Hans Orsson se despertó en mitad de la noche con una revelación. Fue como si todos los experimentos que había realizado con el nanovirus eclosionaran de repente y una idea sobre el antídoto se le apareciera de golpe.

—No puede ser tan fácil —se dijo, sacudiendo la cabeza.

Se desperezó antes de consultar el reloj. Eran las cuatro de la mañana, el sol todavía no iniciaba su andadura hacia el amanecer. Salió del camarote sin vestir, con el pijama afelpado de rayas y el pelo alborotado tras las horas de sueño. No se permitió ni coger la bata en su camino acelerado hacia el laboratorio.

Una vez allí se en cerró durante tres horas entre probetas y tubos de ensayo, en busca de la confirmación de sus sospechas.

—Tienes un antídoto, ¿no es cierto?

Cuando escuchó la voz de Mick dio un respingo.

—Lo siento, estaba tan concentrado que no te he oído llegar.

Mick esgrimió media sonrisa con el lado de la cara que todavía podía mover.

—Esto se está convirtiendo en un clásico.

El doctor Orsson se permitió relajarse un momento. Se sentó en la silla ante el microscopio e invitó a Mick a que lo imitara.

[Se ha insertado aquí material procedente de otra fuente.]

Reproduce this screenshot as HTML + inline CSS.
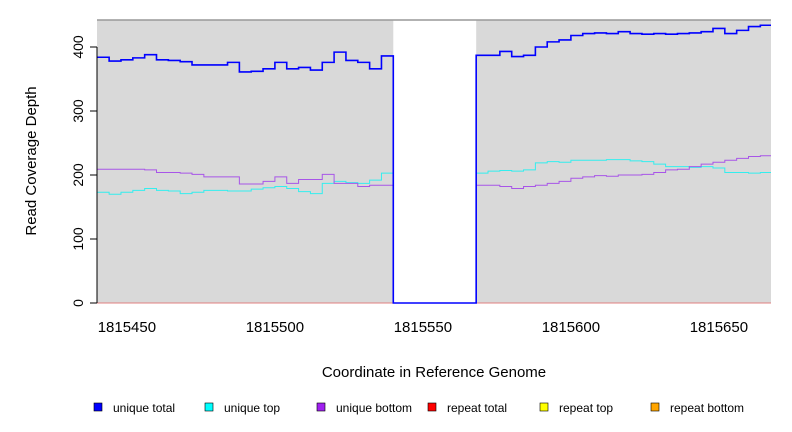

—Creo que tengo la solución para pararlo definitivamente. —A Hans se le iluminaron los ojos—. Pero sigo sin resolver el problema de regeneración de los músculos dañados.

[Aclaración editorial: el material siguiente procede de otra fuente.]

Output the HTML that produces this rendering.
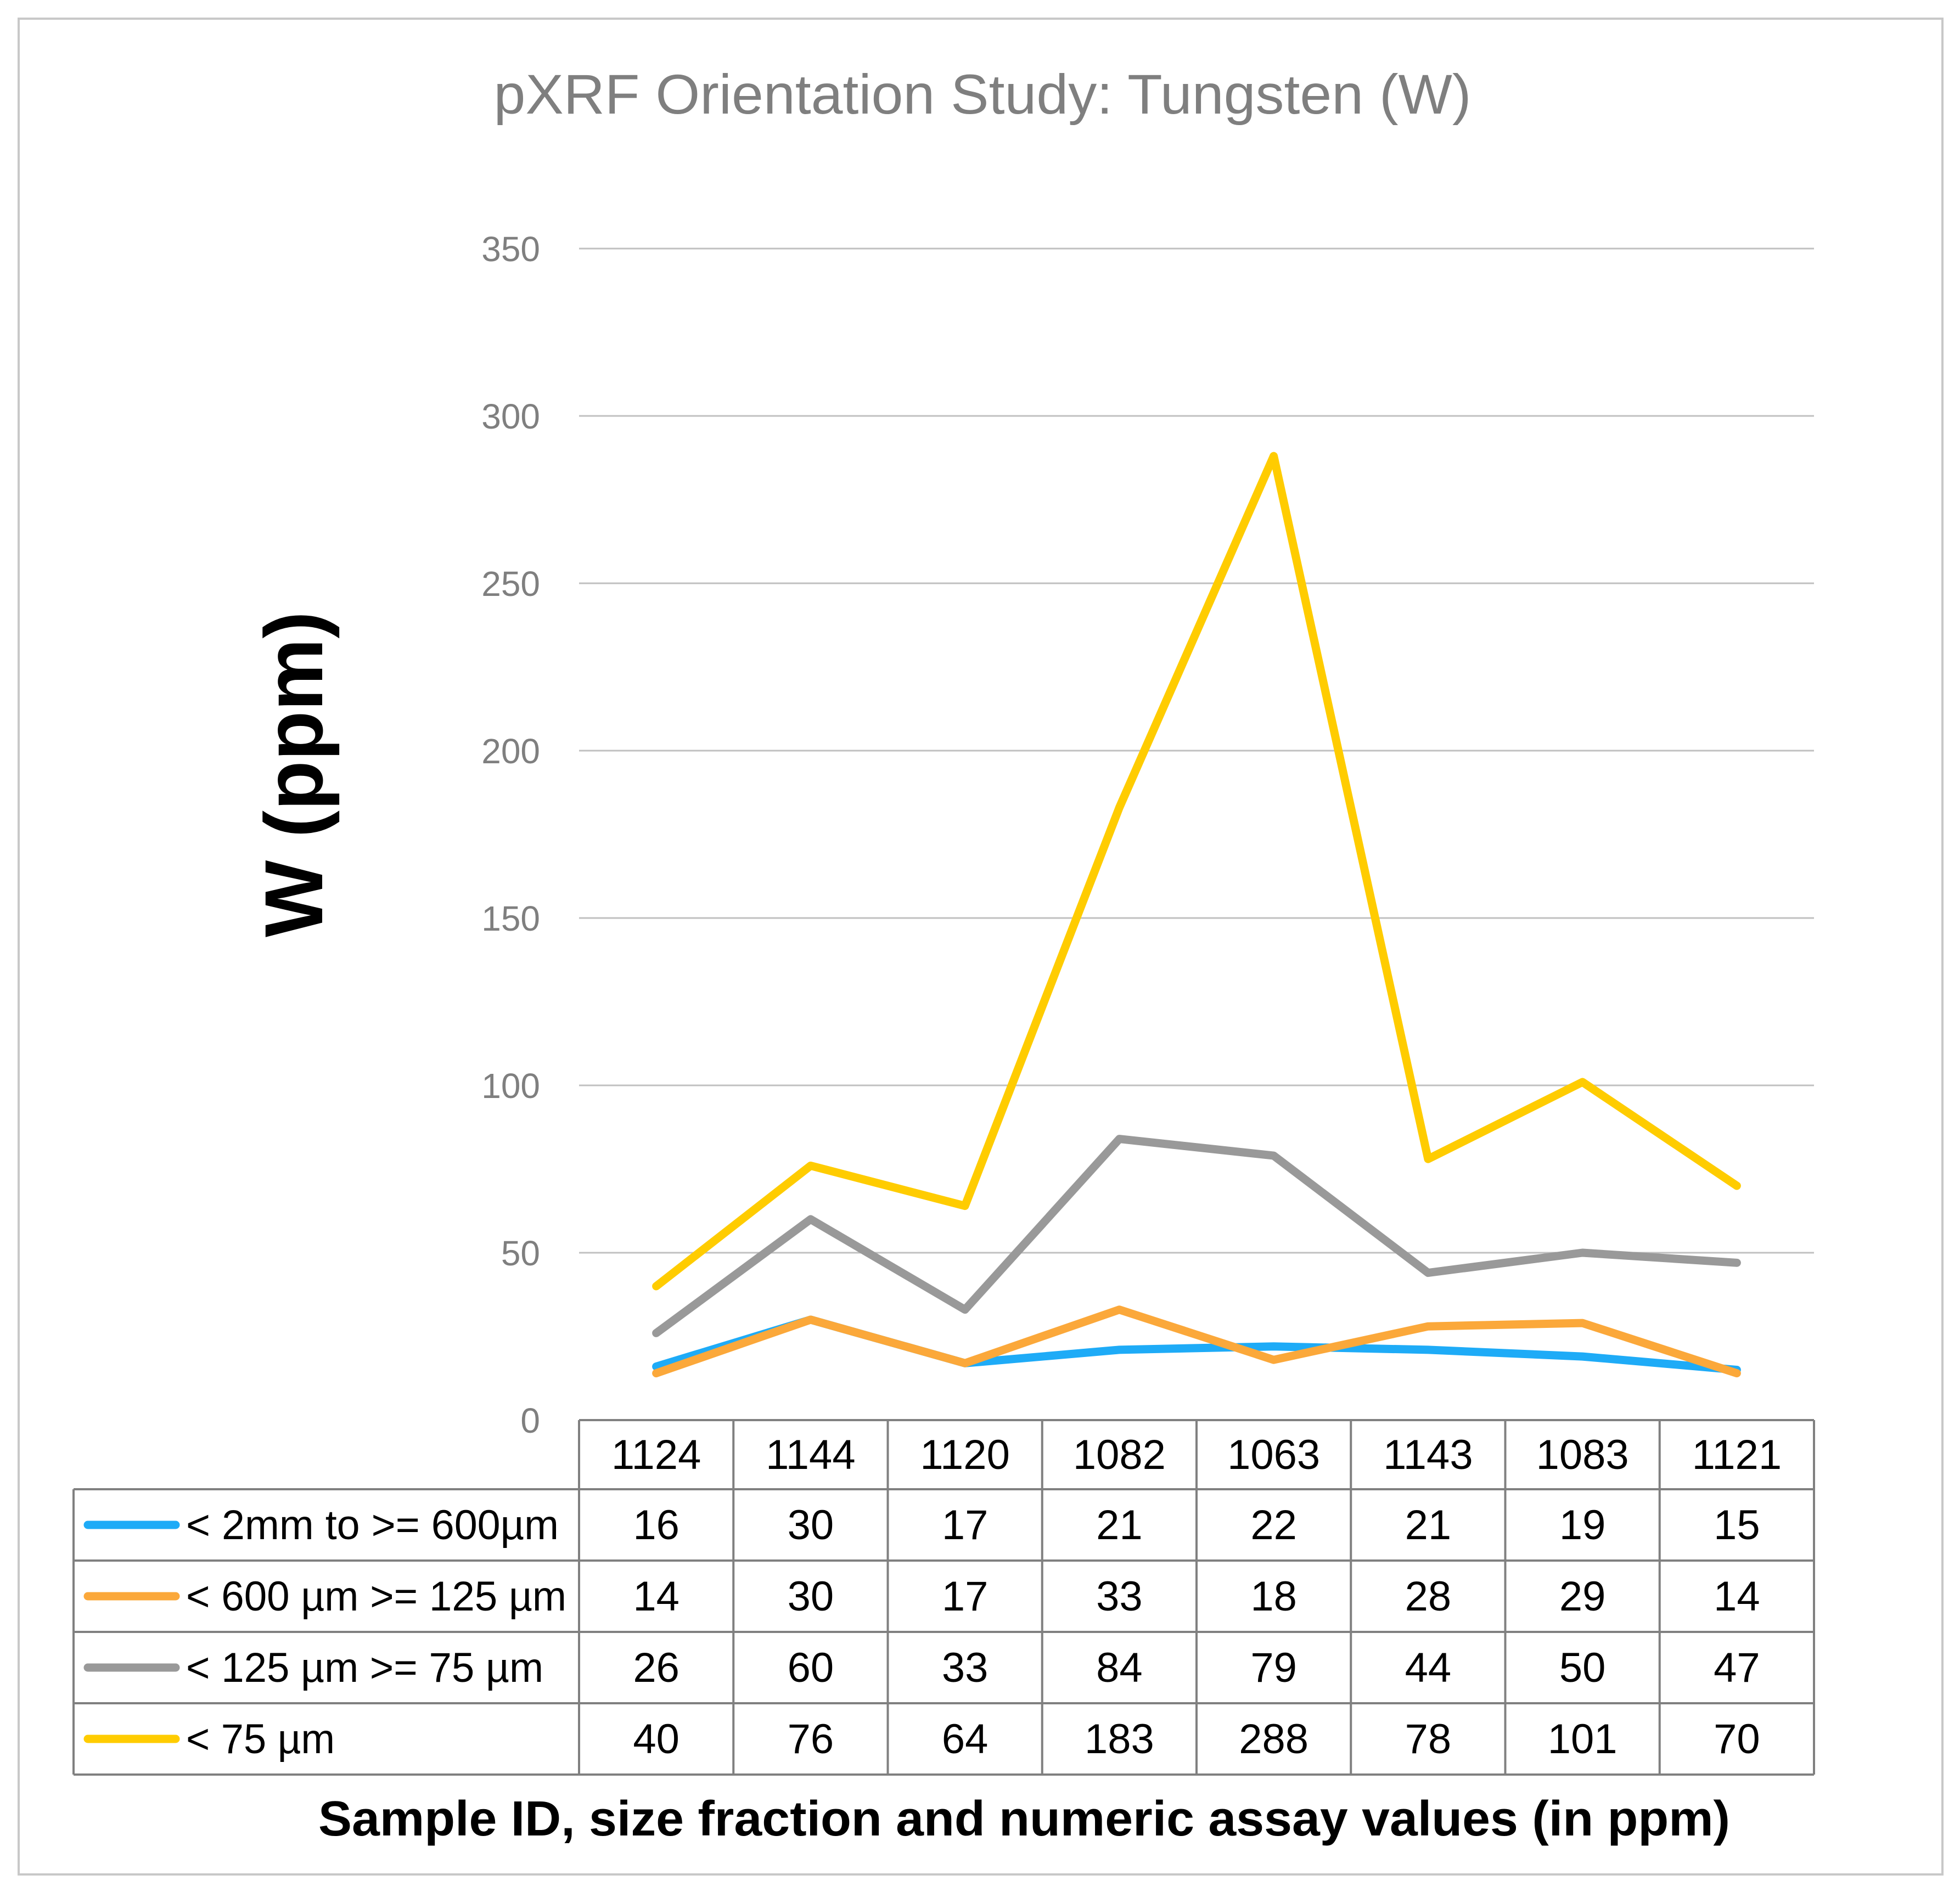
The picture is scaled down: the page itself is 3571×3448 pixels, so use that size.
<!DOCTYPE html>
<html><head><meta charset="utf-8"><style>
html,body{margin:0;padding:0;background:#fff}
svg{display:block}
text{font-family:"Liberation Sans",sans-serif}
</style></head><body>
<svg id="chart" xmlns="http://www.w3.org/2000/svg" width="3571" height="3448" viewBox="0 0 3571 3448">
<rect x="34" y="34" width="3505" height="3382" fill="#fff" stroke="#c8c8c8" stroke-width="4"/>
<text x="1790" y="207" text-anchor="middle" font-size="102" fill="#7f7f7f" textLength="1781" lengthAdjust="spacingAndGlyphs">pXRF Orientation Study: Tungsten (W)</text>
<text transform="translate(587,1411) rotate(-90)" text-anchor="middle" font-size="150" font-weight="bold" fill="#000" textLength="594" lengthAdjust="spacingAndGlyphs">W (ppm)</text>
<text x="1866" y="3345" text-anchor="middle" font-size="90" font-weight="bold" fill="#000" textLength="2572" lengthAdjust="spacingAndGlyphs">Sample ID, size fraction and numeric assay values (in ppm)</text>
<g id="grid"></g><g id="series"></g><g id="table"></g>
</svg>
<script>
const categories = ["1124","1144","1120","1082","1063","1143","1083","1121"];
const seriesNames = ["< 2mm to >= 600µm","< 600 µm >= 125 µm","< 125 µm >= 75 µm","< 75 µm"];
const s1 = [16,30,17,21,22,21,19,15];
const s2 = [14,30,17,33,18,28,29,14];
const s3 = [26,60,33,84,79,44,50,47];
const s4 = [40,76,64,183,288,78,101,70];
const yTicks = [0,50,100,150,200,250,300,350];
const colors = ["#1eabf7","#fba83a","#999999","#ffcc00"];
const seriesData = [s1,s2,s3,s4];
const labelWidths = [679,693,651,271];

const NS="http://www.w3.org/2000/svg";
const X0=1055, X1=3305, Y0=2588, YMAX=350, YTOP=453;
const colW=(X1-X0)/categories.length;
const xPos=i=>X0+colW*(i+0.5);
const yPos=v=>Y0-(v/YMAX)*(Y0-YTOP);
function mk(tag,attrs,parent){const e=document.createElementNS(NS,tag);for(const k in attrs)e.setAttribute(k,attrs[k]);parent.appendChild(e);return e;}
const grid=document.getElementById('grid'),ser=document.getElementById('series'),tbl=document.getElementById('table');

yTicks.forEach(t=>{
  if(t>0){const l=mk('line',{x1:X0,x2:X1,y1:yPos(t),y2:yPos(t),stroke:'#c0c0c0','stroke-width':3},grid);
  
  }
  const tx=mk('text',{x:984,y:yPos(t)+23,'text-anchor':'end','font-size':64,fill:'#7f7f7f'},grid);
  tx.textContent=t;
  
  
});

seriesData.forEach((d,si)=>{
  const pts=d.map((v,i)=>xPos(i)+','+yPos(v)).join(' ');
  const pl=mk('polyline',{points:pts,fill:'none',stroke:colors[si],'stroke-width':15,'stroke-linejoin':'round','stroke-linecap':'round'},ser);
  
  
});

const HT=2588, HB=2714, RH=130, LX=134;
const lineAttr={stroke:'#808080','stroke-width':4};
mk('line',Object.assign({x1:X0,x2:X1,y1:HT,y2:HT},lineAttr),tbl);
for(let r=0;r<=seriesData.length;r++){const y=HB+r*RH;mk('line',Object.assign({x1:LX,x2:X1,y1:y,y2:y},lineAttr),tbl);}
mk('line',Object.assign({x1:LX,x2:LX,y1:HB,y2:HB+RH*seriesData.length},lineAttr),tbl);
for(let c=0;c<=categories.length;c++){const x=X0+c*colW;mk('line',Object.assign({x1:x,x2:x,y1:HT,y2:HB+RH*seriesData.length},lineAttr),tbl);}
categories.forEach((c,i)=>{
  const t=mk('text',{x:xPos(i),y:(HT+HB)/2+26,'text-anchor':'middle','font-size':76,fill:'#000'},tbl);
  t.textContent=c;
  
  
});
seriesData.forEach((d,si)=>{
  const cy=HB+RH*si+RH/2;
  const sw=mk('line',{x1:160,x2:320,y1:cy,y2:cy,stroke:colors[si],'stroke-width':15,'stroke-linecap':'round'},tbl);
  
  
  const lb=mk('text',{x:339,y:cy+26,'font-size':76,fill:'#000',textLength:labelWidths[si],lengthAdjust:'spacingAndGlyphs'},tbl);
  lb.textContent=seriesNames[si];
  
  
  d.forEach((v,i)=>{
    const t=mk('text',{x:xPos(i),y:cy+26,'text-anchor':'middle','font-size':76,fill:'#000'},tbl);
    t.textContent=v;
    
    
  });
});
</script>
</body></html>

—Ayer soñé con esto —inquirió Mick—. Sabía que encontrarías el antídoto y que me dirías estas mismas palabras. —Torció el gesto—. Por desgracia también sé que este antídoto tiene efectos secundarios y que tardarás un par de semanas en solucionarlos...

Hans Orsson juntó dos dedos de la mano derecha adoptando el signo de la victoria.

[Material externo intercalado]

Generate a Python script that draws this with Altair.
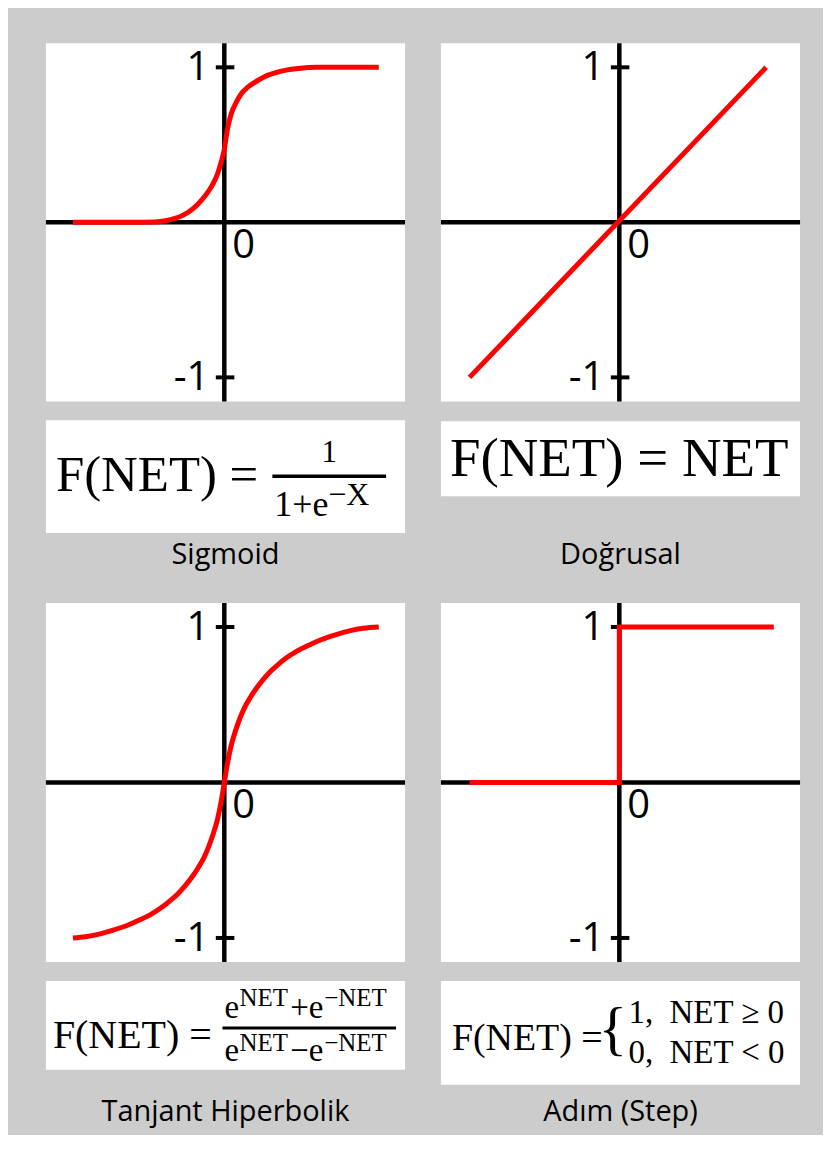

—¡Eso es perfecto! —exclamó—. Quiere decir que podré curarte.

Mick negó con la cabeza.

—Eso significa que tenemos el tiempo justo y que cualquier fallo a la hora de ejecutar los experimentos no me dejará otra opción que renunciar por un bien mayor.

El doctor interiorizó las palabras del muchacho. No acababa de entender demasiado bien el funcionamiento de su mente. Era muy maduro para su edad y aceptaba la enfermedad que lo mataba lentamente con una entereza envidiable, pero seguía insistiendo en renunciar a curarse si el antídoto no estaba listo a tiempo.

—¿Qué puede fallar? —Lo animó—. Tú mismo me aseguraste que todos tus sueños se cumplen.

—Las profecías son susceptibles de ser cambiadas. —Mick repicó sobre la mesa con la mano—. Mi abuela fue la primera en evitar algunas de las de Nostradamus. Además, ¿quién me asegura que el tiempo estimado de mis sueños será el real? No puedo estar seguro de cuándo deberé irme ni de si podré esperar a que tu medicamento esté listo. El día trece de abril debo estar en esa cueva con mi madre, es parte de mi destino.

—¿Qué cueva? —preguntó Orsson suspicaz. Sabía que el chico era especial, que tenía premoniciones y entendía la amenaza de Apophis, pero necesitaba encajar el resto de piezas para componer el mapa claro de la realidad que envolvía a los Harris.

Mick suspiró. Antes de entrar en el laboratorio ya había tomado la decisión de compartir toda la información con el profesor. Esos últimos meses de trabajo conjunto los habían acercado tanto como para convertirlos en amigos.

—La cueva de la laguna —musitó Hans tras escuchar fascinado la historia de Eva y sus descendientes—. ¿Tienes idea de dónde está?

—Mi madre lo averiguará en el momento justo —contestó el chico—. Lo único que tengo claro es que el 13 de abril debo estar ahí con ella.

La media hora siguiente el doctor Orsson intentó por todos los medios convencer a Mick de la importancia de permanecer en el barco hasta que pudiera suministrarle el antídoto definitivo. Gracias a la solución que le inyectaba cada mañana evitaba el deterioro de más nervios y estaba seguro de que tarde o temprano conseguiría regenerar todos los músculos y curarlo por completo.

Mick no se dejó convencer. En su fuero interno comprendía la necesidad de ser parte implicada en el restablecimiento del equilibrio cósmico. La premonición sobre su tía Ingrid y el asesinato de su padre se repetía de manera constante en las últimas semanas. Y siempre ocurría del mismo modo, sin variación.